#### Work to complete
Repeat everything from the first line of the listing below through the line that contains "(ylabel) at (0.85,9.2)", exactly. Leave out pictures.

(Dataset rows)
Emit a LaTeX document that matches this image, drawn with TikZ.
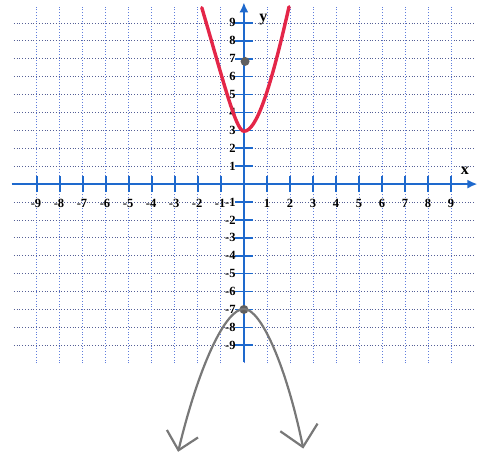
\documentclass[tikz,border=0pt]{standalone}
\usepackage{fontspec}
\setmainfont{Liberation Serif}
\usepackage{xcolor}
\usepackage{tikz}
\usetikzlibrary{arrows.meta}

\definecolor{axisblue}{RGB}{30,105,205}
\definecolor{gridblue}{RGB}{95,125,220}
\definecolor{gridgray}{RGB}{85,95,150}
\definecolor{curvered}{RGB}{228,38,72}
\definecolor{curvegray}{RGB}{120,120,120}
\definecolor{dotgray}{RGB}{95,95,95}

\tikzset{
  vgrid/.style={gridblue, dotted, line width=0.8pt},
  hgrid/.style={gridgray, dotted, line width=0.8pt},
  axisline/.style={axisblue, line width=2.4pt, -{Latex[length=10pt,width=9pt]}},
  tickmark/.style={axisblue, line width=1.6pt},
  numlabel/.style={font=\bfseries\fontsize{12.5}{12.5}\selectfont, inner sep=0pt},
  axislabel/.style={font=\bfseries\fontsize{16}{16}\selectfont, inner sep=0pt},
  redcurve/.style={curvered, line width=3.4pt, line cap=round},
  graycurve/.style={curvegray, line width=2.2pt,
    {Straight Barb[length=17pt,width=32pt]}-{Straight Barb[length=20pt,width=38pt]}},
  dotmark/.style={circle, fill=dotgray, inner sep=0pt, minimum size=9pt}
}

\begin{document}
\begin{tikzpicture}[x=23pt, y=17.9pt]
            \useasboundingbox (-10.6,-15.25) rectangle (10.26,10.28);

            % Grid
            \foreach \k in {-9,...,9} {
              \draw[vgrid] (\k,-10) -- (\k,10);
              \draw[hgrid] (-10,\k) -- (10,\k);
            }

            % Axes
            \coordinate (xstart) at (-10.1,0);
            \coordinate (xend) at (10.15,0);
            \coordinate (ystart) at (0,-9.95);
            \coordinate (yend) at (0,10.15);
            \draw[axisline] (xstart) -- (xend);
            \draw[axisline] (ystart) -- (yend);
            \node[axislabel] (xlabel) at (9.6,0.75) {x};
            \node[axislabel] (ylabel) at (0.85,9.2) {y};

            % Ticks and numbers
            \foreach \k in {-9,...,-1,1,2,...,9} {
              \draw[tickmark] (\k,-0.45) -- (\k,0.45);
              \draw[tickmark] (-0.38,\k) -- (0.38,\k);
              \node[numlabel, anchor=east] (ynum\k) at (-0.35,\k) {\k};
            }
            \foreach \k in {-9,...,-1} {
              \node[numlabel, anchor=base east] (xnum\k) at (\k+0.2,-1.3) {\k};
            }
            \foreach \k in {1,...,9} {
              \node[numlabel, anchor=base] (xnum\k) at (\k,-1.3) {\k};
            }

            % Red parabola
            \coordinate (redtop1) at (-1.83,9.85);
            \coordinate (redvertex) at (0,2.95);
            \coordinate (redtop2) at (1.96,9.9);
            \draw[redcurve] (redtop1) .. controls (-0.9,5.8) and (-0.35,2.95) .. (redvertex)
              .. controls (0.55,2.95) and (1.15,5.3) .. (redtop2);

            % Points
            \node[dotmark] (upperdot) at (0.05,6.85) {};
            \node[dotmark] (lowerdot) at (0,-7) {};

            % Gray parabola
            \coordinate (grayend1) at (-2.86,-14.95);
            \coordinate (grayvertex) at (0,-6.97);
            \coordinate (grayend2) at (2.58,-14.77);
            \draw[graycurve] (grayend1) .. controls (-1.95,-10.1) and (-0.8,-6.97) .. (grayvertex)
              .. controls (0.75,-6.97) and (1.85,-10.2) .. (grayend2);
        \end{tikzpicture}
\end{document}
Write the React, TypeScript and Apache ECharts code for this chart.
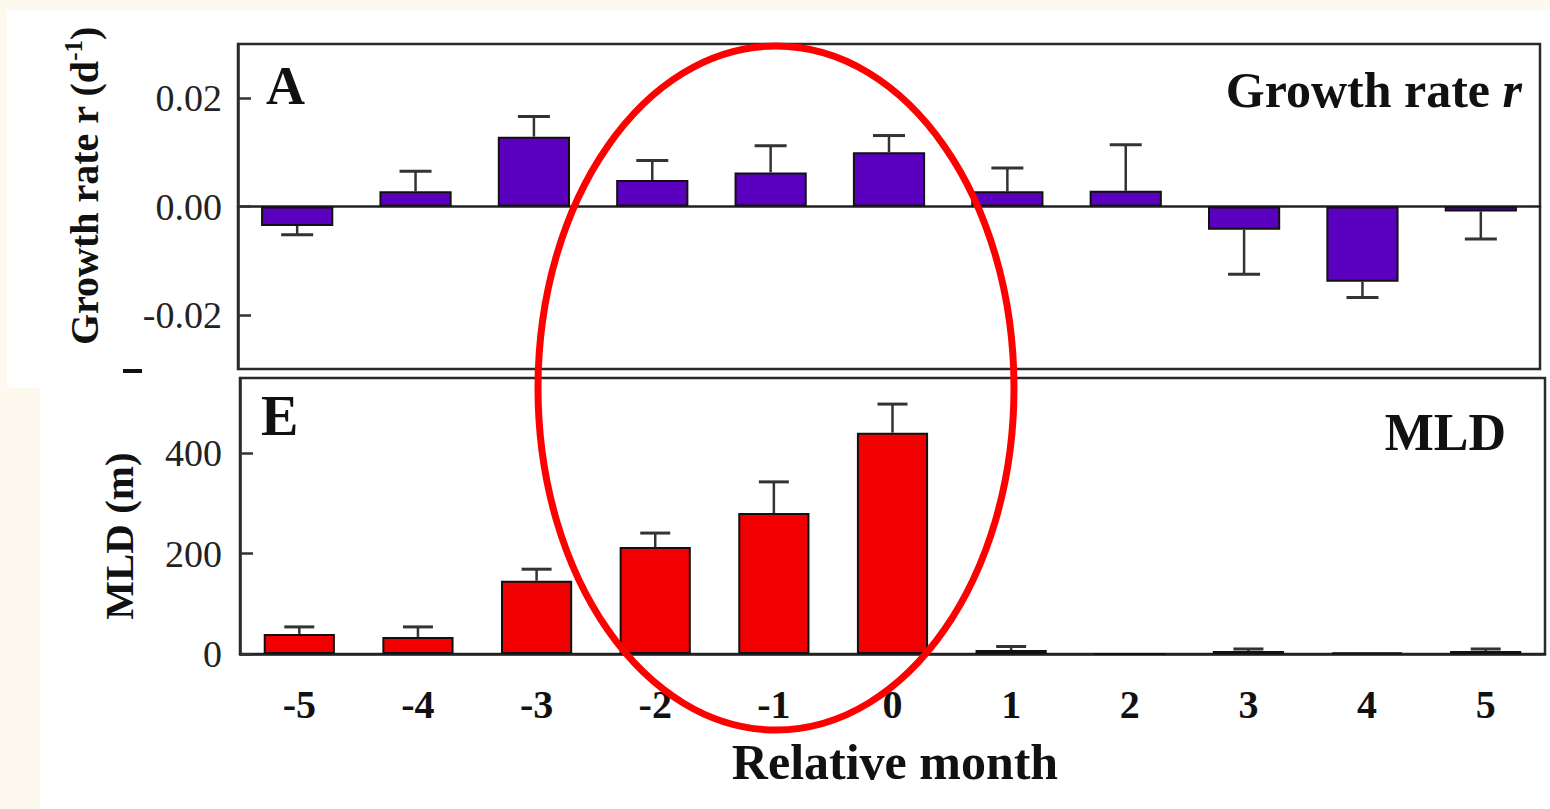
import React, { useEffect, useRef } from "react";
import * as echarts from "echarts";

const months = ["-5", "-4", "-3", "-2", "-1", "0", "1", "2", "3", "4", "5"];
const growthRate = [-0.0036, 0.0028, 0.0129, 0.0049, 0.0063, 0.01, 0.0028, 0.0029, -0.0043, -0.0139, -0.0009];
const growthErrEnd = [-0.0052, 0.0065, 0.0166, 0.0085, 0.0112, 0.0131, 0.0071, 0.0114, -0.0125, -0.0168, -0.006];
const mld = [40, 34, 146, 213, 281, 441, 8, 0, 6, 3, 6];
const mldErrEnd = [54, 54, 169, 241, 343, 498, 15, 0, 10, 3, 10];
const growthTicks = [-0.02, 0, 0.02];
const mldTicks = [0, 200, 400];

const SERIF = "'Liberation Serif', 'DejaVu Serif', serif";

function errorRender(capHalf: number) {
  return (params: any, api: any) => {
    const i = api.value(0);
    const v = api.value(1);
    const e = api.value(2);
    if (v === e) return { type: "group", children: [] };
    const p0 = api.coord([i, v]);
    const p1 = api.coord([i, e]);
    const st = { stroke: "#333", lineWidth: 2.5 };
    return {
      type: "group",
      children: [
        { type: "line", shape: { x1: p0[0], y1: p0[1], x2: p1[0], y2: p1[1] }, style: st },
        { type: "line", shape: { x1: p1[0] - capHalf, y1: p1[1], x2: p1[0] + capHalf, y2: p1[1] }, style: { ...st, lineWidth: 3 } },
      ],
    };
  };
}

function txt(x: number, y: number, text: string, size: number, align: string, extra: any = {}) {
  return {
    type: "text",
    x,
    y,
    z: 50,
    style: {
      text,
      fontFamily: SERIF,
      fontSize: size,
      fontWeight: "bold",
      fill: "#111",
      align,
      textAlign: align,
      verticalAlign: "middle",
      textVerticalAlign: "middle",
      ...extra,
    },
  };
}

export default function App() {
  const ref = useRef<HTMLDivElement>(null);
  useEffect(() => {
    const chart = echarts.init(ref.current!, null, { renderer: "svg" });
    const axisLabelStyle = { fontFamily: SERIF, fontSize: 38, color: "#222" };
    chart.setOption({
      animation: false,
      backgroundColor: "transparent",
      grid: [
        { left: 238, top: 44, width: 1302, height: 325, show: true, borderColor: "#2a2a2a", borderWidth: 2.5, backgroundColor: "transparent" },
        { left: 240, top: 378, width: 1305, height: 276, show: true, borderColor: "#2a2a2a", borderWidth: 2.5, backgroundColor: "transparent" },
      ],
      xAxis: [
        {
          type: "category",
          gridIndex: 0,
          data: months,
          axisLine: { onZero: true, lineStyle: { color: "#222", width: 2.5 } },
          axisTick: { show: false },
          axisLabel: { show: false },
        },
        {
          type: "category",
          gridIndex: 1,
          data: months,
          axisLine: { lineStyle: { color: "#222", width: 2.5 } },
          axisTick: { show: false },
          axisLabel: { fontFamily: SERIF, fontSize: 40, fontWeight: "bold", color: "#111", margin: 30 },
        },
      ],
      yAxis: [
        {
          type: "value",
          gridIndex: 0,
          min: -0.03,
          max: 0.03,
          splitLine: { show: false },
          axisLine: { show: true, lineStyle: { color: "#2a2a2a", width: 2.5 } },
          axisTick: { show: true, inside: true, length: 13, lineStyle: { color: "#333", width: 2.5 }, customValues: growthTicks },
          axisLabel: { ...axisLabelStyle, margin: 16, customValues: growthTicks, formatter: (v: number) => v.toFixed(2) },
        },
        {
          type: "value",
          gridIndex: 1,
          min: 0,
          max: 550,
          splitLine: { show: false },
          axisLine: { show: true, lineStyle: { color: "#2a2a2a", width: 2.5 } },
          axisTick: { show: true, inside: true, length: 13, lineStyle: { color: "#333", width: 2.5 }, customValues: mldTicks },
          axisLabel: { ...axisLabelStyle, margin: 18, customValues: mldTicks, formatter: (v: number) => String(v) },
        },
      ],
      series: [
        {
          type: "bar",
          xAxisIndex: 0,
          yAxisIndex: 0,
          data: growthRate,
          barWidth: "61%",
          itemStyle: { color: "#5c00c0", borderColor: "#111", borderWidth: 2 },
        },
        {
          type: "custom",
          xAxisIndex: 0,
          yAxisIndex: 0,
          data: months.map((_, i) => [i, growthRate[i], growthErrEnd[i]]),
          renderItem: errorRender(16),
          z: 3,
        },
        {
          type: "bar",
          xAxisIndex: 1,
          yAxisIndex: 1,
          data: mld,
          barWidth: "60%",
          itemStyle: { color: "#f00000", borderColor: "#111", borderWidth: 2 },
        },
        {
          type: "custom",
          xAxisIndex: 1,
          yAxisIndex: 1,
          data: months.map((_, i) => [i, mld[i], mldErrEnd[i]]),
          renderItem: errorRender(15),
          z: 3,
        },
      ],
      graphic: [
        txt(266, 86, "A", 54, "left"),
        {
          type: "text",
          x: 1522,
          y: 90,
          z: 50,
          style: {
            text: "Growth rate {i|r}",
            fontFamily: SERIF,
            fontSize: 50,
            fontWeight: "bold",
            fill: "#111",
            align: "right",
            textAlign: "right",
            verticalAlign: "middle",
            textVerticalAlign: "middle",
            rich: { i: { fontFamily: SERIF, fontSize: 50, fontWeight: "bold", fontStyle: "italic", fill: "#111" } },
          },
        },
        txt(261, 416, "E", 56, "left"),
        txt(1506, 432, "MLD", 52, "right"),
        {
          type: "text",
          x: 84,
          y: 186,
          rotation: Math.PI / 2,
          z: 50,
          style: {
            text: "Growth rate r (d{sup|-1})",
            fontFamily: SERIF,
            fontSize: 40,
            fontWeight: "bold",
            fill: "#111",
            align: "center",
            textAlign: "center",
            verticalAlign: "middle",
            textVerticalAlign: "middle",
            rich: {
              sup: { fontFamily: SERIF, fontSize: 25, fontWeight: "bold", fill: "#111", padding: [0, 0, 22, 0] },
            },
          },
        },
        {
          type: "text",
          x: 119,
          y: 536,
          rotation: Math.PI / 2,
          z: 50,
          style: {
            text: "MLD (m)",
            fontFamily: SERIF,
            fontSize: 41,
            fontWeight: "bold",
            fill: "#111",
            align: "center",
            textAlign: "center",
            verticalAlign: "middle",
            textVerticalAlign: "middle",
          },
        },
        txt(895, 762, "Relative month", 50, "center"),
        { type: "rect", z: 50, shape: { x: 123, y: 369, width: 19, height: 4 }, style: { fill: "#111" } },
        {
          type: "ellipse",
          z: 100,
          shape: { cx: 776, cy: 388, rx: 238, ry: 342 },
          style: { fill: "none", stroke: "#ff0000", lineWidth: 7 },
        },
      ],
    });
    return () => chart.dispose();
  }, []);
  return (
    <div style={{ position: "fixed", left: 0, top: 0, width: 1550, height: 809, background: "#fdf9ef", overflow: "hidden" }}>
      <div style={{ position: "absolute", left: 7, top: 10, width: 1543, height: 378, background: "#fff" }} />
      <div style={{ position: "absolute", left: 40, top: 388, width: 1510, height: 421, background: "#fff" }} />
      <div ref={ref} style={{ position: "absolute", left: 0, top: 0, width: 1550, height: 809 }} />
    </div>
  );
}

#### Exercise response
Emit a LaTeX document that matches this image, drawn with TikZ.
\documentclass[tikz,border=0pt]{standalone}
\usepackage{fontspec}
\setmainfont{Liberation Serif}
\usepackage{xcolor}
\usepackage{tikz}
\usetikzlibrary{arrows.meta}

\definecolor{axisblue}{RGB}{30,105,205}
\definecolor{gridblue}{RGB}{95,125,220}
\definecolor{gridgray}{RGB}{85,95,150}
\definecolor{curvered}{RGB}{228,38,72}
\definecolor{curvegray}{RGB}{120,120,120}
\definecolor{dotgray}{RGB}{95,95,95}

\tikzset{
  vgrid/.style={gridblue, dotted, line width=0.8pt},
  hgrid/.style={gridgray, dotted, line width=0.8pt},
  axisline/.style={axisblue, line width=2.4pt, -{Latex[length=10pt,width=9pt]}},
  tickmark/.style={axisblue, line width=1.6pt},
  numlabel/.style={font=\bfseries\fontsize{12.5}{12.5}\selectfont, inner sep=0pt},
  axislabel/.style={font=\bfseries\fontsize{16}{16}\selectfont, inner sep=0pt},
  redcurve/.style={curvered, line width=3.4pt, line cap=round},
  graycurve/.style={curvegray, line width=2.2pt,
    {Straight Barb[length=17pt,width=32pt]}-{Straight Barb[length=20pt,width=38pt]}},
  dotmark/.style={circle, fill=dotgray, inner sep=0pt, minimum size=9pt}
}

\begin{document}
\begin{tikzpicture}[x=23pt, y=17.9pt]
            \useasboundingbox (-10.6,-15.25) rectangle (10.26,10.28);

            % Grid
            \foreach \k in {-9,...,9} {
              \draw[vgrid] (\k,-10) -- (\k,10);
              \draw[hgrid] (-10,\k) -- (10,\k);
            }

            % Axes
            \coordinate (xstart) at (-10.1,0);
            \coordinate (xend) at (10.15,0);
            \coordinate (ystart) at (0,-9.95);
            \coordinate (yend) at (0,10.15);
            \draw[axisline] (xstart) -- (xend);
            \draw[axisline] (ystart) -- (yend);
            \node[axislabel] (xlabel) at (9.6,0.75) {x};
            \node[axislabel] (ylabel) at (0.85,9.2) {y};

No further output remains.